When these things come you will need more than any willpower you are able to muster, you will need to know and believe that God’s grace is sufficient for you. And there is no better time than now to start living and believing as Paul did when he said, “I consider that the sufferings of this present time are not worthy to be compared with the glory which shall be revealed in us. For the earnest expectation of the creation eagerly waits for the revealing of the sons of God. For the creation was subjected to futility, not willingly, but because of Him who subjected it in hope; because the creation itself also will be delivered from the bondage of corruption into the glorious liberty of the children of God. For we know that the whole creation groans and labors with birth pangs together until now. Not only that, but we also who have the first fruits of the Spirit, even we ourselves groan within ourselves, eagerly waiting for the adoption, the redemption of our body. For we were saved in this hope, but hope that is seen is not hope; for why does one still hope for what he sees? But if we hope for what we do not see, we eagerly wait for it with perseverance.” (Romans 8:18-25)

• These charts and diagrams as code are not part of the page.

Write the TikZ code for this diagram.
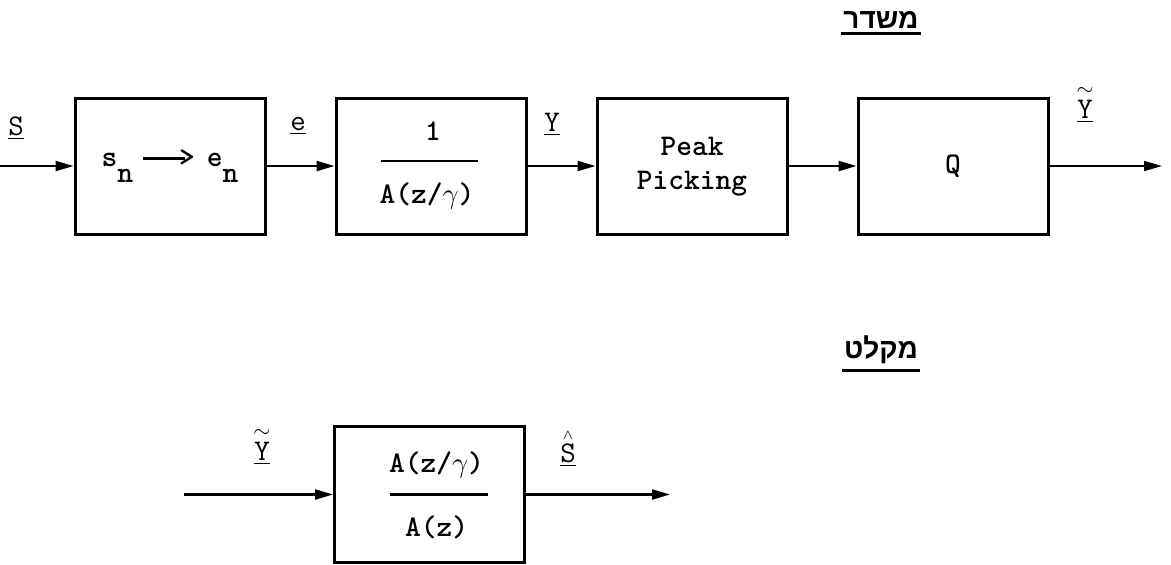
\documentclass[tikz,border=0pt]{standalone}
\usepackage{fontspec}
\newfontfamily\hebfont[Script=Hebrew]{Liberation Sans}
\TeXXeTstate=1
\usetikzlibrary{positioning,calc,arrows.meta}

\tikzset{
  blk/.style={draw, line width=1.5pt, minimum width=95pt, minimum height=68pt, inner sep=0pt},
  sig/.style={line width=1.1pt, -{Triangle[length=9pt,width=5pt]}},
  fracline/.style={line width=1.4pt},
  lbl/.style={inner sep=0pt},
  heblbl/.style={font=\fontsize{14}{16}\selectfont\bfseries\hebfont, inner sep=1pt},
  ul/.style={line width=1.5pt},
}
\newcommand\tyarrow{\rule[0.22em]{1.4em}{0.09em}\kern-0.2em>}
\newcommand\tildeY{$\stackrel{\sim}{\underline{\mathtt{Y}}}$}
\newcommand\hatS{$\stackrel{\scriptscriptstyle\wedge}{\underline{\mathtt{S}}}$}

\begin{document}
\begin{tikzpicture}[x=0.5pt,y=-0.5pt,font=\fontsize{15}{17}\selectfont\ttfamily\bfseries,node distance=34pt]

  \useasboundingbox (0,0) rectangle (1171,564);

  % --- transmitter: four blocks in a row ---
  \node[blk] (conv) at (170,166) {s\raisebox{-8pt}{n}\kern5pt\tyarrow\kern6pt e\raisebox{-8pt}{n}};
  \node[blk, right=of conv] (wght) {};
  \node[blk, right=of wght] (peak) {\begin{tabular}{@{}c@{}}Peak\\Picking\end{tabular}};
  \node[blk, right=of peak] (quant) {Q};

  % fraction inside the weighting block
  \node[lbl] (wnum) at ($(wght)+(2,-35)$) {1};
  \draw[fracline] ($(wght)+(-50,-5)$) -- ($(wght)+(47,-5)$);
  \node[lbl] (wden) at ($(wght)+(-4,30)$) {A(z/$\gamma$)};

  % --- signal flow ---
  \coordinate (sin) at (0,166);
  \coordinate (yout) at (1162,166);
  \draw[sig] (sin) -- (conv);
  \draw[sig] (conv) -- (wght);
  \draw[sig] (wght) -- (peak);
  \draw[sig] (peak) -- (quant);
  \draw[sig] (quant) -- (yout);

  % signal names
  \node[lbl] (lS) at (16,128) {$\underline{\mathtt{S}}$};
  \node[lbl] (le) at (298,126) {$\underline{\mathtt{e}}$};
  \node[lbl] (lY) at (552,124) {$\underline{\mathtt{Y}}$};
  \node[lbl] (lYt) at (1085,104) {\tildeY};

  % --- section titles ---
  \node[heblbl, anchor=base] (tx) at (881,28) {\beginR משדר\endR};
  \draw[ul] ($(tx.base west)+(0,5)$) -- ($(tx.base east)+(0,5)$);
  \node[heblbl, anchor=base] (rx) at (881,358) {\beginR מקלט\endR};
  \draw[ul] ($(rx.base west)+(0,12)$) -- ($(rx.base east)+(0,12)$);

  % --- receiver ---
  \node[blk] (synth) at (429.5,494.5) {};
  \node[lbl] (snum) at ($(synth)+(7,-30)$) {A(z/$\gamma$)};
  \draw[fracline] ($(synth)+(-40,0)$) -- ($(synth)+(58,0)$);
  \node[lbl] (sden) at ($(synth)+(7,33)$) {A(z)};

  \coordinate (rin) at ($(synth.west)+(-149,0)$);
  \coordinate (sout) at ($(synth.east)+(144,0)$);
  \draw[sig] (rin) -- (synth);
  \draw[sig] (synth) -- (sout);

  \node[lbl] (lYr) at (262,446) {\tildeY};
  \node[lbl] (lSh) at (568,448) {\hatS};

\end{tikzpicture}
\end{document}
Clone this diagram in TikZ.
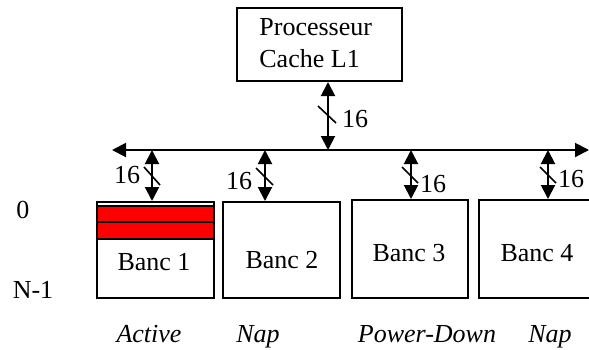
\documentclass[tikz,border=0pt]{standalone}
\usepackage{fontspec}
\setmainfont{Liberation Serif}
\usetikzlibrary{arrows.meta}
\begin{document}
\begin{tikzpicture}[x=0.5pt,y=-0.5pt,
  box/.style={draw, line width=1pt, inner sep=0pt},
  bus/.style={line width=1pt},
  tip/.tip={Triangle[length=7pt,width=7pt]},
  dbl/.style={line width=1pt, tip-tip},
  slash/.style={line width=0.8pt},
  lbl/.style={inner sep=0pt, anchor=base, font=\fontsize{13}{15}\selectfont},
  redbar/.style={fill=red, draw=black, line width=1pt}]
\useasboundingbox (0,0) rectangle (589,349);
% processor
\node[box, minimum width=82.5pt, minimum height=36.5pt] (proc) at (319.5,44.5) {};
\node[lbl, anchor=base west] (pt1) at (259,35) {Processeur};
\node[lbl, anchor=base west] (pt2) at (259,67) {Cache L1};
% bus
\coordinate (busL) at (112,150);
\coordinate (busR) at (589,150);
\draw[dbl] (busL) -- (busR);
\coordinate (pb) at (328,150);
\draw[dbl] (proc.south -| pb) -- (pb);
\draw[slash] (318,106) -- (336,123);
\node[lbl] (l0) at (355,127) {16};
% banks
\node[box, minimum width=58.5pt, minimum height=48pt] (b1) at (155.5,250) {};
\node[box, minimum width=58.5pt, minimum height=48pt] (b2) at (281.5,250) {};
\node[box, minimum width=58pt, minimum height=49pt] (b3) at (410,249) {};
\node[box, minimum width=58.5pt, minimum height=49pt] (b4) at (537.5,249) {};
\draw[redbar] (97,206) rectangle (214,222);
\draw[redbar] (97,222) rectangle (214,239);
\node[lbl] (bt1) at (154,270) {Banc 1};
\node[lbl] (bt2) at (282,268) {Banc 2};
\node[lbl] (bt3) at (409,261) {Banc 3};
\node[lbl] (bt4) at (537,261) {Banc 4};
% bank arrows
\coordinate (t1) at (152,150);
\coordinate (t2) at (265,150);
\coordinate (t3) at (411,150);
\coordinate (t4) at (548,150);
\draw[dbl] (t1) -- (t1 |- b1.north);
\draw[dbl] (t2) -- (t2 |- b2.north);
\draw[dbl] (t3) -- (t3 |- b3.north);
\draw[dbl] (t4) -- (t4 |- b4.north);
\draw[slash] (144,167) -- (160,185);
\draw[slash] (256,168) -- (273,185);
\draw[slash] (402,167) -- (418,183);
\draw[slash] (540,167) -- (556,183);
\node[lbl] (n1) at (127,183) {16};
\node[lbl] (n2) at (239,189) {16};
\node[lbl] (n3) at (433,192) {16};
\node[lbl] (n4) at (571,187) {16};
% row labels
\node[lbl] (r0) at (23,218) {0};
\node[lbl] (rn) at (33,298) {N-1};
% states
\node[lbl] (s1) at (149,342) {\itshape Active};
\node[lbl] (s2) at (258,342) {\itshape Nap};
\node[lbl] (s3) at (427,342) {\itshape Power-Down};
\node[lbl] (s4) at (550,342) {\itshape Nap};
\end{tikzpicture}
\end{document}
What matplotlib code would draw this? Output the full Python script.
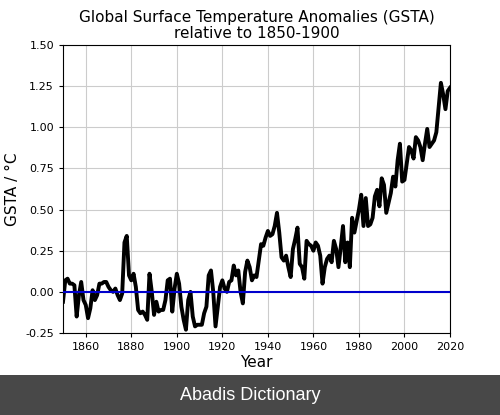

Oh, dear Lord please seal these verses to our hearts and minds that we may not only be prepared to persevere when suffering comes, but that we might so deeply believe that we will without fail count it all joy when we fall into various trials, knowing that the testing of our faith produces patience. We ask that you let patience have its perfect work in us that we may be perfect and complete, lacking nothing. Amen
The great and wise King Solomon wrote:
“Here is what I have seen: It is good and fitting for one to eat and drink, and to enjoy the good of all his labor in which he toils under the sun all the days of his life which God gives him; for it is his heritage. As for every man to whom God has given riches and wealth, and given him power to eat of it, to receive his heritage and rejoice in his labor—this is the gift of God. For he will not dwell unduly on the days of his life, because God keeps him busy with the joy of his heart.” (Ecclesiastes 5:18)
May God say of you when your days are done “My pleasure prospered in my good and faithful servant’s hand; his toil has not been in vain, well done My good and faithful servant.”
Brother Terry Walker
Providence Baptist Church
Greer, South Carolina
P.S. God in His providence always amazes me. He is a magnificent God and plays with irony as a child plays with his toys. At this moment, as I type these very words, I hear the muffled sounds of a storm, remnants of a hurricane, raging outside and the sound of the Coleman generator that is supplying the power to this computer. As futility would have it, the storm took out the power some time ago, endangering my chance of finishing this article and the church directory before tomorrow’s deadline. So I had no choice but to go out in the rain and hook up the generator and all the cables so I could finish this article about toil and futility. How is that for providence? Thank you God, I count it a joy, Amen.